Baseball teams are slashing early-season ticket prices; kids will get in free at some ballparks; and cheap eats are on the menu -- all to entice fans to embrace the game again and forget the long strike. Opening games are slated to begin tonight, but ticket sales have been slow.
Microsoft and the Justice Department were back in court, trying to get a federal appeals court to overrule a federal judge's decision to reject a settlement between the software company and the government.
Niles DeGrate won $1.2 million in a four-year court suit in Los Angeles against Eaton Corp. The judge ruled Eaton fired DeGrate because he is black.
Almost one-fourth of all US children lived in fatherless families last year, four times the number in 1950, according to a study by the Annie E. Casey Foundation.
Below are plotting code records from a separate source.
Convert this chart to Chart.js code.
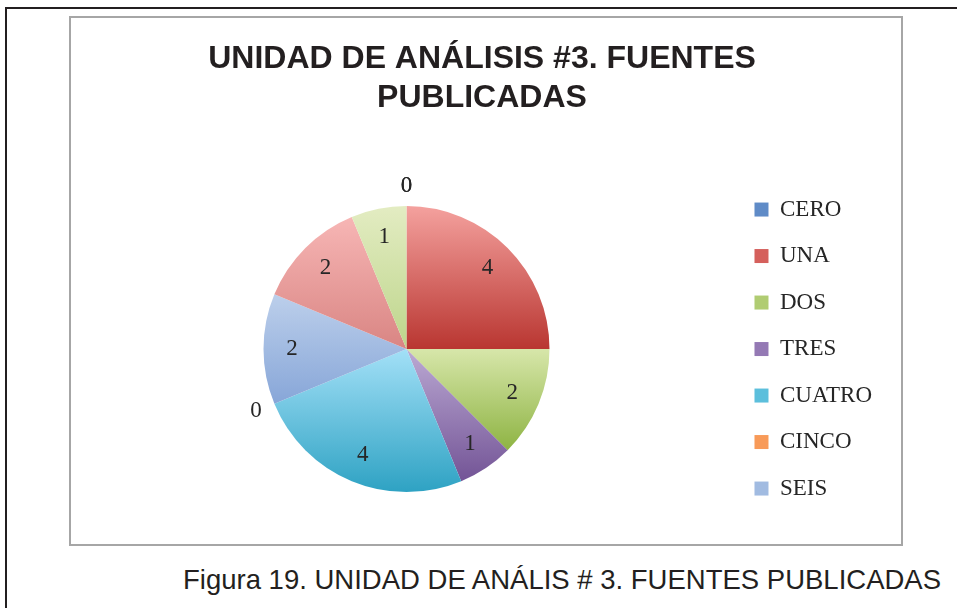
<!DOCTYPE html>
<html>
<head>
<meta charset="utf-8">
<script src="https://cdn.jsdelivr.net/npm/chart.js@4.4.0/dist/chart.umd.min.js"></script>
<style>
  html, body { margin: 0; padding: 0; background: #fff; width: 957px; height: 608px; overflow: hidden; }
  #frame { position: absolute; left: 5px; top: 7px; width: 970px; height: 620px; border-top: 2px solid #231f20; border-left: 2px solid #231f20; }
  #box { position: absolute; left: 69px; top: 16px; width: 830px; height: 526px; border: 2px solid #a6a6a6; }
  #wrap { position: absolute; left: 71px; top: 18px; width: 830px; height: 526px; }
  #caption { position: absolute; left: 183px; top: 563px; white-space: nowrap; font: 27.5px "Liberation Sans", Arial, sans-serif; color: #231f20; line-height: 34px; }
</style>
</head>
<body>
<div id="frame"></div>
<div id="box"></div>
<div id="wrap"><canvas id="myChart"></canvas></div>
<div id="caption">Figura 19. UNIDAD DE ANÁLIS # 3. FUENTES PUBLICADAS</div>
<script>
// datos
const categorias = ['CERO', 'UNA', 'DOS', 'TRES', 'CUATRO', 'CINCO', 'SEIS', 'SIETE', 'OCHO', 'NUEVE'];
const valores = [0, 4, 2, 1, 4, 0, 2, 2, 1, 0];

// colores (arriba claro, abajo oscuro)
const colorArriba = ['#a9c1e3', '#f4a19e', '#d7e6aa', '#bba9d3', '#a3e0f7', '#fbb88a', '#bccfeb', '#f7b6b5', '#e3ecc2', '#cdbfe0'];
const colorAbajo = ['#3e6fb0', '#b93631', '#8eb443', '#735496', '#2ea2c3', '#f58333', '#87a6d8', '#d98583', '#bdd58b', '#a693c6'];
const colorLeyenda = ['#5f8bc7', '#d5605c', '#b0cc72', '#9479b4', '#5cbfdc', '#f89a58', '#a1bbe1', '#e89d9b', '#d1e1a7', '#b8a8d3'];

const RADIO = 143;

function sliceGradient(context) {
  const chart = context.chart;
  const i = context.dataIndex;
  const area = chart.chartArea;
  if (!area) return colorLeyenda[i];
  const cx = (area.left + area.right) / 2;
  const cy = (area.top + area.bottom) / 2;
  const total = valores.reduce((a, b) => a + b, 0);
  let acum = 0;
  for (let k = 0; k < i; k++) acum += valores[k];
  const a0 = -Math.PI / 2 + 2 * Math.PI * acum / total;
  const a1 = a0 + 2 * Math.PI * valores[i] / total;
  const ys = [cy, cy + RADIO * Math.sin(a0), cy + RADIO * Math.sin(a1)];
  [-Math.PI / 2, Math.PI / 2, 3 * Math.PI / 2].forEach(a => {
    if (a > a0 && a < a1) ys.push(cy + RADIO * Math.sin(a));
  });
  const top = Math.min(...ys);
  let bottom = Math.max(...ys);
  if (bottom - top < 1) bottom = top + 1;
  const g = chart.ctx.createLinearGradient(0, top, 0, bottom);
  g.addColorStop(0, colorArriba[i]);
  g.addColorStop(1, colorAbajo[i]);
  return g;
}

// etiquetas de valor sobre cada sector
const valueLabels = {
  id: 'valueLabels',
  afterDatasetsDraw(chart) {
    const ctx = chart.ctx;
    const meta = chart.getDatasetMeta(0);
    ctx.save();
    ctx.font = '23px "Liberation Serif", "DejaVu Serif", serif';
    ctx.fillStyle = '#262626';
    ctx.textAlign = 'center';
    ctx.textBaseline = 'middle';
    meta.data.forEach((arc, i) => {
      const p = arc.getProps(['x', 'y', 'startAngle', 'endAngle', 'outerRadius'], true);
      const mid = (p.startAngle + p.endAngle) / 2;
      const v = valores[i];
      const r = v === 0 ? p.outerRadius + 20 : p.outerRadius * 0.8;
      ctx.fillText(String(v), p.x + Math.cos(mid) * r, p.y + Math.sin(mid) * r);
    });
    ctx.restore();
  }
};

const data = {
  labels: categorias,
  datasets: [{
    data: valores,
    backgroundColor: sliceGradient,
    borderWidth: 0,
    radius: RADIO
  }]
};

const config = {
  type: 'pie',
  data: data,
  plugins: [valueLabels],
  options: {
    responsive: true,
    maintainAspectRatio: false,
    animation: false,
    events: [],
    layout: { padding: { left: 11, right: 19, top: 0, bottom: 5 } },
    plugins: {
      tooltip: { enabled: false },
      title: {
        display: true,
        text: ['UNIDAD DE ANÁLISIS #3. FUENTES', 'PUBLICADAS'],
        color: '#231f20',
        font: { family: '"Liberation Sans", Arial, sans-serif', size: 32, weight: 'bold', lineHeight: 1.22 },
        padding: { top: 21.5, bottom: 41.5 }
      },
      legend: {
        position: 'right',
        fullSize: false,
        labels: {
          color: '#262626',
          font: { family: '"Liberation Serif", "DejaVu Serif", serif', size: 23 },
          boxWidth: 14,
          boxHeight: 14,
          padding: 23.5,
          filter: (item) => item.index < 7,
          generateLabels: (chart) => categorias.map((c, i) => ({
            text: c,
            fillStyle: colorLeyenda[i],
            strokeStyle: colorLeyenda[i],
            lineWidth: 0,
            fontColor: '#262626',
            hidden: false,
            index: i
          }))
        }
      }
    }
  }
};

const myChart = new Chart(document.getElementById('myChart'), config);
</script>
</body>
</html>
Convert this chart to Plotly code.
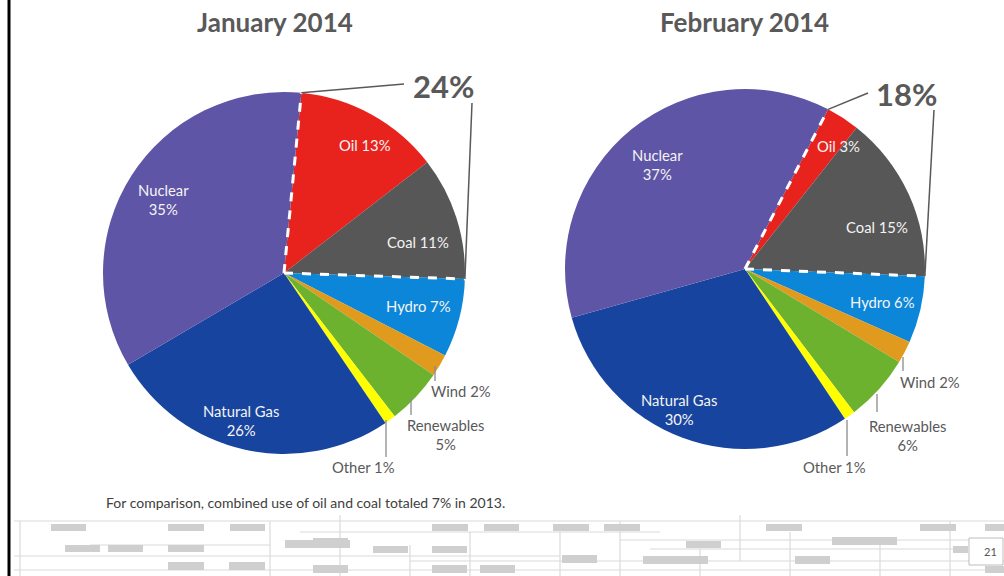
import math
import plotly.graph_objects as go

# ---------------- data ----------------
categories = ["Oil", "Coal", "Hydro", "Wind", "Renewables", "Other", "Natural Gas", "Nuclear"]
jan_values = [13, 11, 7, 2, 5, 1, 26, 35]
feb_values = [3, 15, 6, 2, 6, 1, 30, 37]
chart_titles = ["January 2014", "February 2014"]
highlight_totals = ["24%", "18%"]          # oil + coal share
footnote = "For comparison, combined use of oil and coal totaled 7% in 2013."
page_number = "21"

# ---------------- style ----------------
W, H = 1004, 576
FONT = "Lato"
colors = ["#E8231D", "#575757", "#0B86D8", "#E09A1E", "#6DB22F", "#FFFF00", "#17449E", "#5F55A6"]
GREY = "#595959"
LABEL_SIZE = 14.8


def px(x):
    return x / W


def py(y):
    return 1 - y / H


# pie geometry (pixels) and rotation
pies = [
    dict(values=jan_values, cx=284, cy=273, r=181, rot=5.5, title=chart_titles[0],
         total=highlight_totals[0], title_xy=(275, 22), total_xy=(443, 86),
         callout_mid=(404, 84), callout_top=(472, 103),
         inside={"Oil": (365, 145), "Coal": (418, 242), "Hydro": (418, 306),
                 "Nuclear": (163, 199), "Natural Gas": (241, 420)},
         outside={"Wind": ((461, 391), (435, 366, 381)),
                  "Renewables": ((445, 434), (411, 398, 415)),
                  "Other": ((363, 467), (386, 420, 457))}),
    dict(values=feb_values, cx=745, cy=269, r=180, rot=27.5, title=chart_titles[1],
         total=highlight_totals[1], title_xy=(744, 22), total_xy=(906, 94),
         callout_mid=(868, 93), callout_top=(934, 110),
         inside={"Oil": (838, 146), "Coal": (877, 227), "Hydro": (882, 302),
                 "Nuclear": (657, 164), "Natural Gas": (679, 409)},
         outside={"Wind": ((930, 382), (903, 357, 371)),
                  "Renewables": ((907, 435), (877, 394, 412)),
                  "Other": ((834, 467), (847, 420, 456))}),
]

fig = go.Figure()
shapes = []
annotations = []


def note(text, x, y, size, color, xanchor="center", bold=False):
    annotations.append(dict(text=f"<b>{text}</b>" if bold else text, x=px(x), y=py(y),
                            xref="paper", yref="paper", xanchor=xanchor, yanchor="middle",
                            showarrow=False, align="center",
                            font=dict(family=FONT, size=size, color=color)))


for p in pies:
    cx, cy, r = p["cx"], p["cy"], p["r"]
    fig.add_trace(go.Pie(
        labels=categories, values=p["values"], sort=False, direction="clockwise",
        rotation=p["rot"], textinfo="none", hoverinfo="label+percent",
        marker=dict(colors=colors, line=dict(color="white", width=0)),
        domain=dict(x=[px(cx - r), px(cx + r)], y=[py(cy + r), py(cy - r)]),
        showlegend=False,
    ))

    total = sum(p["values"])

    def edge(frac, rr=r):
        a = math.radians(p["rot"] + 360 * frac)
        return cx + rr * math.sin(a), cy - rr * math.cos(a)

    # dashed white boundaries around the oil+coal wedge
    oc = (p["values"][0] + p["values"][1]) / total
    x0, y0 = edge(0)
    x1, y1 = edge(oc)
    for (xe, ye) in [(x0, y0), (x1, y1)]:
        shapes.append(dict(type="line", xref="paper", yref="paper",
                           x0=px(cx), y0=py(cy), x1=px(xe), y1=py(ye),
                           line=dict(color="white", width=3, dash="dash")))

    # callout bracket to the big percentage
    mx, my = p["callout_mid"]
    tx, ty = p["callout_top"]
    shapes.append(dict(type="line", xref="paper", yref="paper",
                       x0=px(x0), y0=py(y0), x1=px(mx), y1=py(my),
                       line=dict(color=GREY, width=1.5)))
    shapes.append(dict(type="line", xref="paper", yref="paper",
                       x0=px(tx), y0=py(ty), x1=px(x1), y1=py(y1),
                       line=dict(color=GREY, width=1.5)))

    note(p["total"], *p["total_xy"], 31, GREY, bold=True)
    note(p["title"], *p["title_xy"], 26, GREY, bold=True)

    # inside labels
    for cat, (lx, ly) in p["inside"].items():
        v = p["values"][categories.index(cat)]
        txt = f"{cat}<br>{v}%" if cat in ("Nuclear", "Natural Gas") else f"{cat} {v}%"
        note(txt, lx, ly, LABEL_SIZE, "#F4F4F4")

    # outside labels with leader lines
    for cat, ((lx, ly), (lnx, ly0, ly1)) in p["outside"].items():
        v = p["values"][categories.index(cat)]
        txt = f"{cat}<br>{v}%" if cat == "Renewables" else f"{cat} {v}%"
        note(txt, lx, ly, LABEL_SIZE, GREY)
        shapes.append(dict(type="line", xref="paper", yref="paper",
                           x0=px(lnx), y0=py(ly0), x1=px(lnx), y1=py(ly1),
                           line=dict(color="#8A8A8A", width=1.3)))

# footnote
note(footnote, 104, 502, 14, "#404040", xanchor="left")

# left slide border
shapes.append(dict(type="line", xref="paper", yref="paper", x0=px(9), x1=px(9), y0=0, y1=1,
                   line=dict(color="black", width=3)))

# decorative circuit pattern at the bottom of the slide
deco_lines = [
    (14, 521, 1004, 521), (14, 556, 560, 556), (14, 570, 1004, 570), (300, 532, 660, 532),
    (620, 540, 1004, 540), (90, 545, 270, 545), (410, 561, 1004, 561), (650, 549, 960, 549),
    (20, 521, 20, 576), (270, 521, 270, 576), (340, 515, 340, 576), (620, 521, 620, 576),
    (470, 532, 470, 576), (740, 515, 740, 561), (950, 521, 950, 576), (560, 532, 560, 576),
    (880, 540, 880, 576), (410, 545, 410, 576), (790, 532, 790, 576), (700, 549, 700, 576),
]
for (a, b, c, d) in deco_lines:
    shapes.append(dict(type="line", xref="paper", yref="paper", x0=px(a), y0=py(b), x1=px(c), y1=py(d),
                       line=dict(color="#DADADA", width=1.2), layer="below"))

deco_rects = [
    (51, 524, 86, 531), (168, 524, 204, 531), (230, 524, 265, 531), (432, 524, 468, 531),
    (484, 524, 519, 531), (553, 524, 589, 531), (604, 524, 640, 531), (766, 524, 802, 531),
    (920, 524, 956, 531), (985, 524, 1004, 531),
    (65, 545, 100, 552), (108, 545, 143, 552), (168, 545, 204, 552), (285, 540, 350, 548),
    (373, 546, 408, 553), (432, 546, 467, 553), (686, 541, 721, 548), (832, 537, 897, 545),
    (953, 546, 968, 553),
    (168, 562, 204, 570), (229, 562, 265, 570), (313, 538, 348, 546), (562, 555, 597, 563),
    (643, 556, 708, 564), (795, 556, 830, 564), (313, 565, 348, 573), (432, 565, 467, 573),
    (480, 565, 515, 573), (985, 566, 1004, 573),
]
for (a, b, c, d) in deco_rects:
    shapes.append(dict(type="rect", xref="paper", yref="paper", x0=px(a), y0=py(b), x1=px(c), y1=py(d),
                       fillcolor="#CFCFCF", line=dict(width=0), layer="below"))

# page number box
shapes.append(dict(type="rect", xref="paper", yref="paper", x0=px(969), y0=py(538), x1=px(1003), y1=py(565),
                   fillcolor="white", line=dict(color="#BDBDBD", width=1)))
note(page_number, 990, 551, 11, "#555555")

fig.update_layout(
    width=W, height=H,
    margin=dict(l=0, r=0, t=0, b=0),
    paper_bgcolor="white", plot_bgcolor="white",
    shapes=shapes, annotations=annotations,
    font=dict(family=FONT),
)

fig.write_html("out.html", config={"displayModeBar": False},
               post_script="document.body.style.margin='0';document.body.style.overflow='hidden';")
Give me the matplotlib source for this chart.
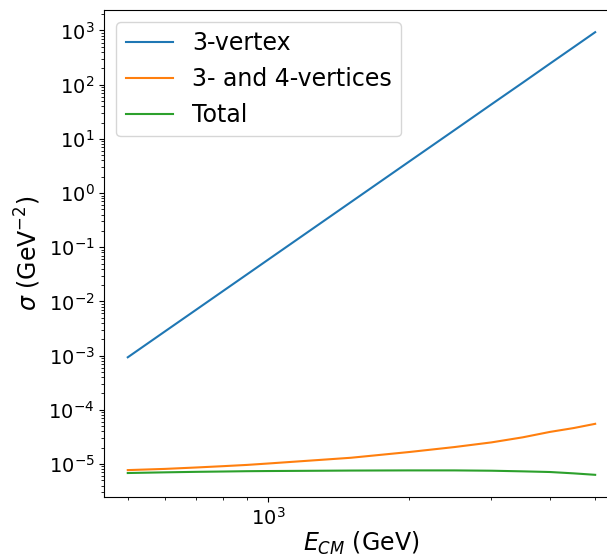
import numpy as np
import matplotlib.pyplot as plt

# data
energy = [500, 600, 700, 800, 900, 1000, 1500, 2000, 2500, 3000, 3500, 4000, 4500, 5000]

three_vertex = [9.3e-4, 2.78e-3, 7.0e-3, 1.56e-2, 3.16e-2, 5.95e-2, 0.678, 3.81,
                14.5, 43.4, 109, 244, 494, 930]
three_four = [7.7e-6, 8.1e-6, 8.6e-6, 9.1e-6, 9.6e-6, 1.02e-5, 1.3e-5, 1.66e-5,
              2.05e-5, 2.5e-5, 3.1e-5, 3.9e-5, 4.6e-5, 5.5e-5]
total = [6.8e-6, 7.0e-6, 7.15e-6, 7.25e-6, 7.35e-6, 7.4e-6, 7.55e-6, 7.6e-6,
         7.6e-6, 7.5e-6, 7.3e-6, 7.1e-6, 6.7e-6, 6.3e-6]

fig = plt.figure(figsize=(6.07, 5.59), dpi=100)
ax = fig.add_axes([0.172, 0.111, 0.847, 0.871])

ax.plot(energy, three_vertex, label='3-vertex')
ax.plot(energy, three_four, label='3- and 4-vertices')
ax.plot(energy, total, label='Total')

ax.set_xscale('log')
ax.set_yscale('log')
ax.set_xlabel(r'$E_{CM}$ (GeV)', fontsize=17, labelpad=1)
ax.set_ylabel(r'$\sigma$ (GeV$^{-2}$)', fontsize=17)
ax.tick_params(axis='both', which='major', labelsize=14)
ax.legend(loc='upper left', fontsize=17)

fig.savefig('out.png', dpi=100)
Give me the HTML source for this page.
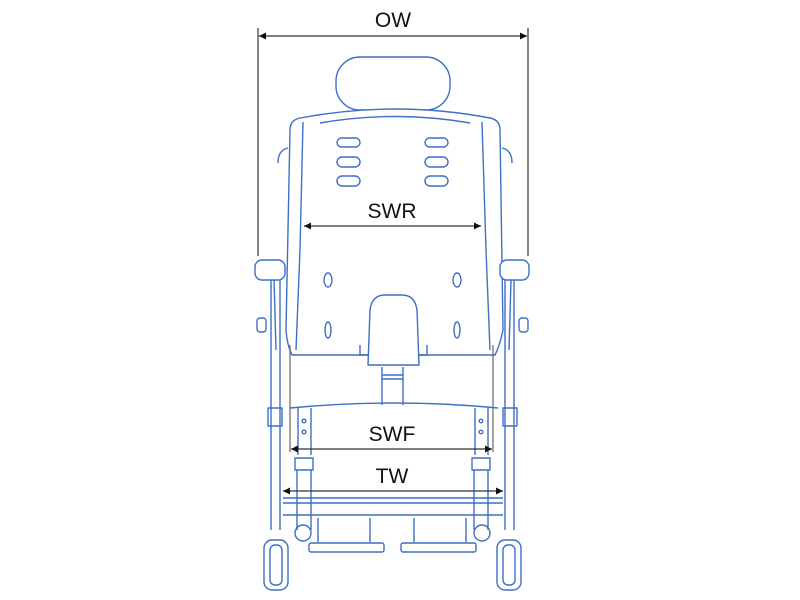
<!DOCTYPE html>
<html><head><style>
html,body{margin:0;padding:0;background:#fff;}
svg{display:block;}
text{font-family:"Liberation Sans",sans-serif;fill:#111;}
</style></head><body>
<svg width="800" height="600" viewBox="0 0 800 600" xmlns="http://www.w3.org/2000/svg">
<defs>
<marker id="a" viewBox="0 0 10 10" refX="10" refY="5" markerWidth="9" markerHeight="7" orient="auto-start-reverse" markerUnits="userSpaceOnUse"><path d="M0,0 L10,5 L0,10 z" fill="#111"/></marker>
</defs>
<g fill="none" stroke="#3d6fc4" stroke-width="1.4" stroke-linejoin="round">
<!-- headrest -->
<rect x="336" y="57" width="114" height="53" rx="24" fill="#fff"/>
<!-- backrest -->
<path d="M290,130 Q290,120 300,118 Q395,100 490,118 Q500,120 500,130 L503,330 Q500,345 495,355 L292,355 Q287,345 286,330 Z" fill="#fff"/>
<path d="M303,122 L300,250 L296,350"/>
<path d="M482,122 L486,250 L490,350"/>
<path d="M320,123 Q395,110 470,123"/>
<!-- slots -->
<g>
<rect x="337" y="138" width="23" height="9" rx="4.5"/><rect x="337" y="157" width="23" height="10" rx="5"/><rect x="337" y="176" width="23" height="10" rx="5"/>
<rect x="425" y="138" width="23" height="9" rx="4.5"/><rect x="425" y="157" width="23" height="10" rx="5"/><rect x="425" y="176" width="23" height="10" rx="5"/>
<ellipse cx="328" cy="280" rx="4" ry="7"/><ellipse cx="457" cy="280" rx="4" ry="7"/>
<ellipse cx="328" cy="330" rx="3" ry="8"/><ellipse cx="457" cy="330" rx="3" ry="8"/>
</g>
<!-- side handles -->
<path d="M288,148 Q278,150 278,163"/><path d="M502,148 Q512,150 512,163"/>
<!-- side frames -->
<path d="M271,280 L271,530 M280,280 L280,530"/>
<path d="M514,280 L514,530 M505,280 L505,530"/>
<path d="M274,280 L276,350 M511,280 L509,350"/>
<rect x="255" y="260" width="30" height="20" rx="7" fill="#fff"/>
<rect x="500" y="260" width="29" height="20" rx="7" fill="#fff"/>
<rect x="257" y="318" width="9" height="14" rx="3"/><rect x="519" y="318" width="9" height="14" rx="3"/>
<rect x="268" y="408" width="14" height="18"/><rect x="503" y="408" width="14" height="18"/>
<!-- seat cushion -->
<path d="M368,365 L370,310 Q372,295 385,295 L402,295 Q415,295 417,310 L419,365 Z" fill="#fff"/>
<path d="M360,345 L360,355 L368,355 M427,345 L427,355 L419,355"/>
<path d="M382,367 L382,405 M403,367 L403,405 M382,375 L403,375 M382,379 L403,379"/>
<!-- seat front -->
<path d="M290,408 Q395,398 498,408"/>
<path d="M298,408 L298,455 M311,408 L311,455 M475,408 L475,455 M488,408 L488,455"/>
<circle cx="304" cy="421" r="1.8"/><circle cx="304" cy="432" r="1.8"/>
<circle cx="481" cy="421" r="1.8"/><circle cx="481" cy="432" r="1.8"/>
<rect x="295" y="458" width="18" height="12"/><rect x="472" y="458" width="18" height="12"/>
<path d="M297,470 L297,530 M311,470 L311,530 M474,470 L474,530 M488,470 L488,530"/>
<!-- crossbar -->
<path d="M283,498 L503,498 M283,503 L503,503 M283,515 L503,515" stroke-width="1.6"/>
<circle cx="303" cy="533" r="8"/><circle cx="482" cy="533" r="8"/>
<path d="M318,518 L318,542 M370,518 L370,542 M414,518 L414,542 M466,518 L466,542"/>
<rect x="309" y="543" width="75" height="9" rx="2"/>
<rect x="401" y="543" width="75" height="9" rx="2"/>
<!-- casters -->
<rect x="264" y="540" width="24" height="50" rx="8"/>
<rect x="270" y="545" width="12" height="40" rx="5"/>
<rect x="497" y="540" width="24" height="50" rx="8"/>
<rect x="503" y="545" width="12" height="40" rx="5"/>
</g>
<!-- dimension lines -->
<g stroke="#333" stroke-width="1.2" fill="none">
<path d="M258,28 L258,256 M528,28 L528,256"/>
<path d="M290,345 L290,452 M493,345 L493,452" stroke="#666"/>
<line x1="259" y1="36" x2="527" y2="36" marker-start="url(#a)" marker-end="url(#a)"/>
<line x1="304" y1="226" x2="481" y2="226" marker-start="url(#a)" marker-end="url(#a)"/>
<line x1="291" y1="449" x2="492" y2="449" marker-start="url(#a)" marker-end="url(#a)"/>
<line x1="283" y1="491" x2="503" y2="491" marker-start="url(#a)" marker-end="url(#a)"/>
</g>
<text x="393" y="27" font-size="21" text-anchor="middle">OW</text>
<text x="392" y="218" font-size="21" text-anchor="middle">SWR</text>
<text x="392" y="441" font-size="21" text-anchor="middle">SWF</text>
<text x="392" y="483" font-size="21" text-anchor="middle">TW</text>
</svg>
</body></html>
The organization said lower wages and unemployment were partly to blame. (Story, Page 3.)
Rwandan refugees fled by the thousands yesterday from a camp where at least 2,000 died in the country's latest burst of ethnic violence. An estimated 100,000 men, women, and children trudged toward the provincial capital of Butare. The EU said it would have to reappraise its policy on humanitarian aid to Rwanda. Britain, the third-largest provider of humanitarian aid to the country, took a cautious line on apportioning blame for the killings. Belgium condemned Rwandan troops for brutality, and France called for those responsible to be punished.
The Yugoslav War Crimes Tribunal formally named Bosnian Serb leader Radovan Karadzic as a war-crimes suspect. Gen. Ratko Mladic, the Bosnian Serbian Army commander, and Mico Stanisic, former head of the Bosnian Serb Special Police, also were named. No charges have been filed against the three. Instead, the tribunal is asking the Bosnian government to give it jurisdiction in any cases involving them, which is considered the first step toward an indictment. Fighting flared in northern Bosnia amid diminishing expectations that a much-violated cease-fire, due to expire in a week, could be renewed.